Na festa que o Povo organiza
Há mais alegria e verdade
Por isso trazemos a estrela
A estrela da Felicidade
Fica,
no entanto, uma amarga reminiscência. Foi no Ano Internacional da Juventude. Os
rapazes e raparigas, com a ajuda dos pais, construíram um triplo arco monumental
na entrada que dá acesso directo ao adro. Eis senão quando, estando tudo pronto
e engalanado, surgem duas viaturas policiais e um camião da Câmara de onde saltaram
trabalhadores municipais para abater aquela obra-prima. Os jovens opuseram-se
mas, perante a ofensiva repentina da força policial, tipo operação de guerrilha
na mata africana, sentiram-se impotentes. Os gritos de revolta ecoavam no vale.
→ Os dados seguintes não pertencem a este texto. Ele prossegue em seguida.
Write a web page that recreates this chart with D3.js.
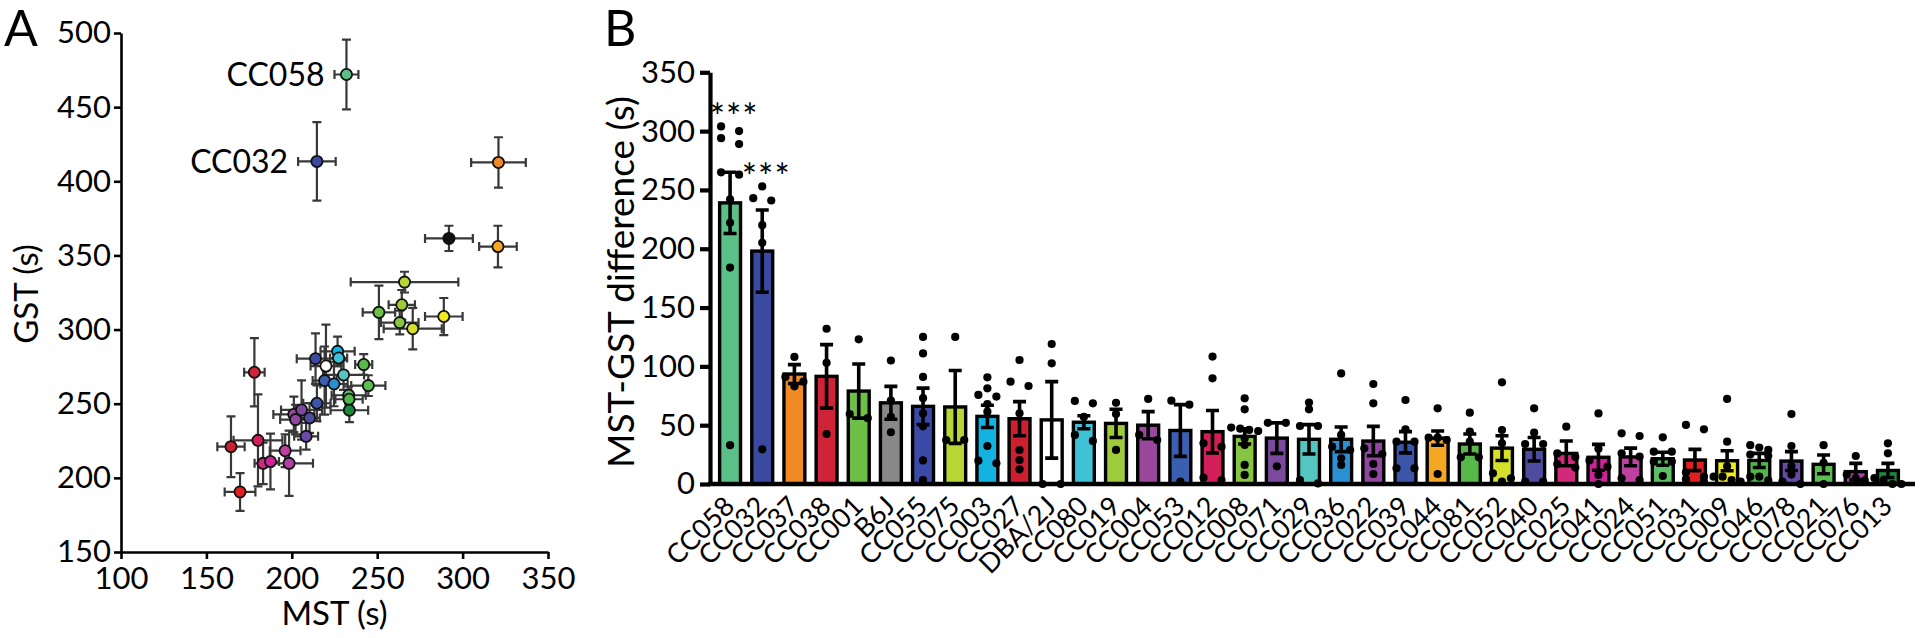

E dos gritos passaram às lágrimas visto que --- maquiavélico cinismo! --- os
destruidores, forçados pelo presidente da Câmara, eram precisamente familiares
dos jovens que tinham construído aquele monumento verde. A esperança fez-se
raiva incontida.
Mas
a festa fez-se! Com mais gana, com mais brilho e, sobretudo, com mais união. E
cantavam, a plenos pulmões:
Quanto mais afastam a gente
Mais forte e unido
O Povo se sente
É tal o encanto que
inunda a memória deste Povo que até nos dispensamos de comentar esse retorno à
pré-história, que os senhores da ilha
nos queriam impor. E os senhores da diocese? --- indagará alguém. Bom, esses também
fizeram a sua parte de especialidade: proibiram-nos a compra de hóstias. E
também de qualquer sacerdote que viesse pregar à Ribeira Seca. Mas, mesmo assim,
as hóstias fizeram-se e a Eucaristia cantou vitória.
E digam lá se é verdade ou
não que a realidade ultrapassa a ficção?!